Nov. 18 (Bloomberg) -- Gold futures rose the most in two weeks as the dollar dropped, boosting demand for precious metals as alternative investments. Palladium jumped more than 6 percent, and silver was up more than 5 percent.

The greenback fell as much as 0.8 percent against a basket of major currencies. This month, gold reached a record $1,424.30 an ounce, and the dollar touched the lowest level since December after the Federal Reserve announced plans to buy more U.S. debt.

“There is a direct link between how much money the government creates and demand for gold,” Nicholas Brooks, the head of research and investment strategy at ETF Securities Ltd., said today in an interview in New York. “As an alternative investment to the U.S. currency, gold is the primary destination for investors go to.”
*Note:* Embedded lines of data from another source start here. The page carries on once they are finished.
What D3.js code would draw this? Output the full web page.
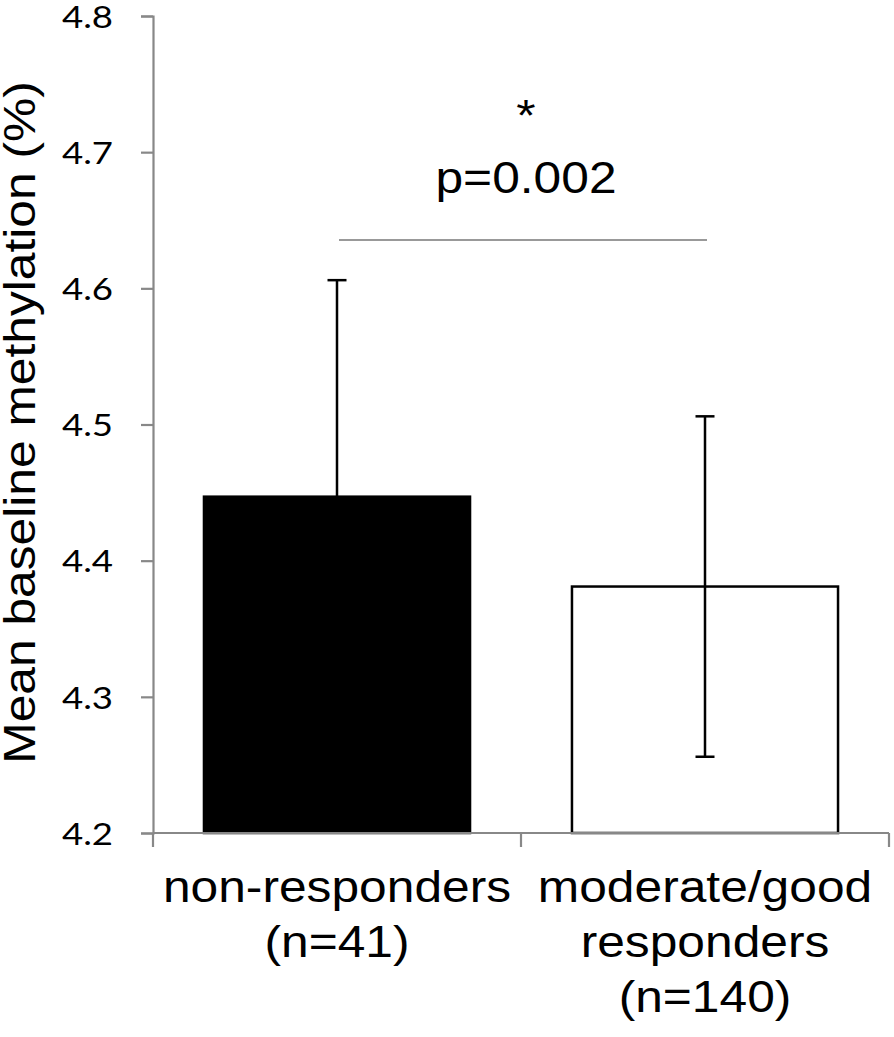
<!DOCTYPE html>
<html>
<head>
<meta charset="utf-8">
<script src="https://cdn.jsdelivr.net/npm/d3@7"></script>
<style>
  html, body { margin: 0; padding: 0; background: #fff; }
  svg { display: block; }
</style>
</head>
<body>
<svg id="chart" width="894" height="1037"></svg>
<script>
// ---- data ----
const categories = ["non-responders", "moderate/good responders"];
const labelLines = [["non-responders", "(n=41)"], ["moderate/good", "responders", "(n=140)"]];
const means = [4.447, 4.381];
const errors = [0.159, 0.125];
const yTicks = [4.2, 4.3, 4.4, 4.5, 4.6, 4.7, 4.8];
const yLabel = "Mean baseline methylation (%)";
const sigStar = "*";
const sigText = "p=0.002";

(function () {
// ---- layout ----
const svg = d3.select("#chart");
const mLeft = 153, mRight = 889, mTop = 16, mBottom = 833;
const axisColor = "#888888";
const sansFont = "'Liberation Sans', Arial, sans-serif";
const tickFont = "Lato, 'Open Sans', sans-serif";
const fs = 44, sx = 1.13;   // font size and horizontal glyph stretch

const x = d3.scaleBand().domain(categories).range([mLeft, mRight])
  .paddingInner(0.277).paddingOuter(0.1385);
const y = d3.scaleLinear().domain([4.2, 4.8]).range([mBottom, mTop]);

// bars
svg.append("g").selectAll("rect").data(categories).join("rect")
  .attr("x", d => x(d))
  .attr("y", (d, i) => y(means[i]))
  .attr("width", x.bandwidth())
  .attr("height", (d, i) => y(4.2) - y(means[i]))
  .attr("fill", (d, i) => i === 0 ? "#000" : "#fff")
  .attr("stroke", "#000")
  .attr("stroke-width", 2.5);

// error bars
const eb = svg.append("g").attr("stroke", "#000").attr("stroke-width", 2.5);
categories.forEach((c, i) => {
  const cx = x(c) + x.bandwidth() / 2;
  const hi = y(means[i] + errors[i]), lo = y(means[i] - errors[i]);
  eb.append("line").attr("x1", cx).attr("x2", cx).attr("y1", hi).attr("y2", lo);
  eb.append("line").attr("x1", cx - 9.5).attr("x2", cx + 9.5).attr("y1", hi).attr("y2", hi);
  eb.append("line").attr("x1", cx - 9.5).attr("x2", cx + 9.5).attr("y1", lo).attr("y2", lo);
});

// y axis
const yAxis = d3.axisLeft(y).tickValues(yTicks).tickFormat(d3.format(".1f")).tickSize(12).tickPadding(0);
const ya = svg.append("g").attr("transform", `translate(${mLeft},0)`).call(yAxis);
ya.select(".domain").attr("stroke", axisColor).attr("stroke-width", 2.2);
ya.selectAll(".tick line").attr("stroke", axisColor).attr("stroke-width", 2.2);
ya.selectAll(".tick text").attr("fill", "#000").style("font-family", tickFont).style("font-size", "31px")
  .attr("x", 0).attr("dy", "0.36em")
  .attr("transform", "translate(-40,0) scale(1.18,1)");

// x axis (ticks at band boundaries)
const xa = svg.append("g").attr("transform", `translate(0,${mBottom})`);
xa.append("line").attr("x1", mLeft).attr("x2", mRight).attr("y1", 0).attr("y2", 0)
  .attr("stroke", axisColor).attr("stroke-width", 2.2);
const boundaries = [mLeft, x(categories[1]) - x.step() * x.paddingInner() / 2, mRight];
xa.selectAll("line.tk").data(boundaries).join("line").attr("class", "tk")
  .attr("x1", d => d).attr("x2", d => d).attr("y1", 0).attr("y2", 14)
  .attr("stroke", axisColor).attr("stroke-width", 2.2);

function stretchedText(px, py, str, rot) {
  return svg.append("text")
    .attr("transform", `translate(${px},${py})${rot ? " rotate(" + rot + ")" : ""} scale(${sx},1)`)
    .attr("text-anchor", "middle").style("font-family", sansFont).style("font-size", fs + "px")
    .attr("fill", "#000").text(str);
}

// x labels
categories.forEach((c, i) => {
  const cx = x(c) + x.bandwidth() / 2;
  labelLines[i].forEach((ln, j) => stretchedText(cx, 902 + j * 55, ln));
});

// y label
stretchedText(35, (83 + 762) / 2, yLabel, -90);

// significance
const c0 = x(categories[0]) + x.bandwidth() / 2, c1 = x(categories[1]) + x.bandwidth() / 2;
svg.append("line").attr("x1", c0 + 2).attr("x2", c1 + 2).attr("y1", 240).attr("y2", 240)
  .attr("stroke", "#777").attr("stroke-width", 1.5);
stretchedText((c0 + c1) / 2 + 5, 193, sigText);
stretchedText((c0 + c1) / 2 + 5, 131, sigStar);
})();
</script>
</body>
</html>
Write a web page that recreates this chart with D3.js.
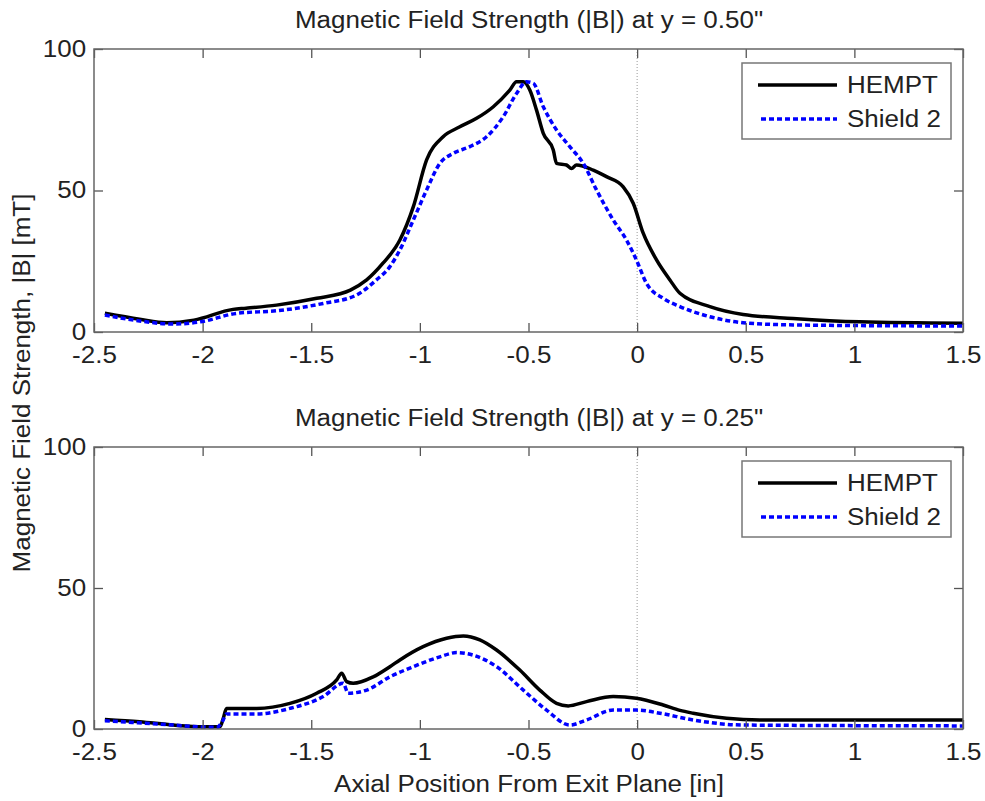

Gold futures for December delivery rose $16.10, or 1.2 percent, to settle at $1,353 an ounce at 1:50 p.m. on the Comex in New York. It was the biggest gain for the most-active contract since Nov. 4.

On Nov. 16, the metal touched $1,329, more than $95 below the record. Gold is up 23 percent this year, heading for the 10th annual gain.

“About the only thing we are comfortable stating is that we remain long of gold in non-U.S. dollar terms, and we believe strongly that gold’s correction has run its course,” said Dennis Gartman, an economist and editor of the Suffolk, Virginia-based Gartman Letter.

Silver Forecast

Silver probably will top $30 an ounce in 2011 on demand by investors seeking a protection of wealth, London-based research firm GFMS Ltd. said in a report. The metal will average $19.94 an ounce this year and about $28 next year, GFMS said. the most-active contract on the Comex has averaged $19.129 this year.

Silver futures for December delivery rose $1.323, or 5.2 percent, to $26.834 an ounce. Last week, the metal reached a 30-year high of $29.34. The price gained has 59 percent this year.

Palladium futures for December delivery advanced $40.65, or 6.2 percent, to $695.50 an ounce on the New York Mercantile Exchange. It was the biggest gain since May 21.

Platinum futures for January delivery gained $23, or 1.4 percent, to $1,663.90 an ounce.